For a while now there have been discussions on the PPM forums regarding ice time distribution over a teams lines. There have been 2 main lines of thought on this issue; all lines play the same time on ice and that the line time on ice shortens with each line.

Tonight however we discovered that a veteran player stated that as of this time, all the lines play the same length shifts and that in the future, PPM developers will be adding a function where managers can prioritise their ice time distribution.

This news brings 2 vital things to our attention:

  1. PPM are aware that manager controlled ice time is important for the game and plan to offer it. Kudos to PPM.
  2. Your 4th line could be dramatically weakening your team an effective immediately, I suggest leaning towards playing just 3 lines every game.

Why Only 3 Lines?

Simply put.. your 4th line (assuming it is a weaker line) is taking ice time that is better spent on your top players. Or, to put it another way, your top line players are on the ice a lot less than they should be. This potentially costs you scoring chances, goals and alternatively, better defensive skills available on the ice.

Counting It Down

If you play 4 lines and all play equal time, it means each line is playing 15 minutes on the ice. While having 15 minutes for your top lines is great, your 4th line, often the weakest offensive & defensive line is also playing that same 15 minutes – not good.

If you drop the 4th line from the match it greatly increases the ice time to 20 minutes for each line, meaning you top scorers and defensemen are on the ice when you need them. While it may seem that a 5 minute increase is not too much of a difference, it’s the removal of that weaker 4th line that truly gives you benefit.
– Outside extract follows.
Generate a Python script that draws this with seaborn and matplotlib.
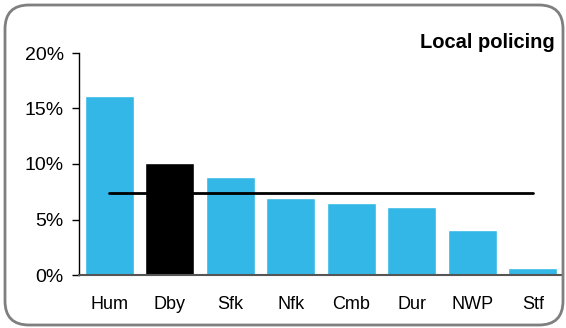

The Top/4th Cross-Over Benefit

I know what you’re thinking… what the heck is a Top/4th Cross-Over benefit? What it refers to a situation that would happen when your 3 line team plays a 4 line team; your top line being on the ice at the same time as your oppositions 4th line. This is the ideal situation as you have your most offensive guys out there against what you would assume to be your opponents weakest defense. That advantage swing in your favour can make a huge difference to your chance of winning. This also goes the other way where your 3rd line may face the other teams top line, but as i’m sure you’ll agree, this is a far smaller issue than your 4th line being out there.

Drop Or Not?

It needs to be pointed out that choosing to drop the 4th line is entirely a managers personal preference. My suggestion is this: if you have a 4th line that is dramatically weaker than your other 3, drop it for league and tournament matches and only play it for the friendly games.

You should also take the time to analyse your opponent before every single game! If you have an opponent who plays 3 lines, make sure you drop your 4th. If they always play 4 lines, drop to 3 and see how you go. A bit of research into your opponents can make all the difference when the game engine kicks in and the daily update is run.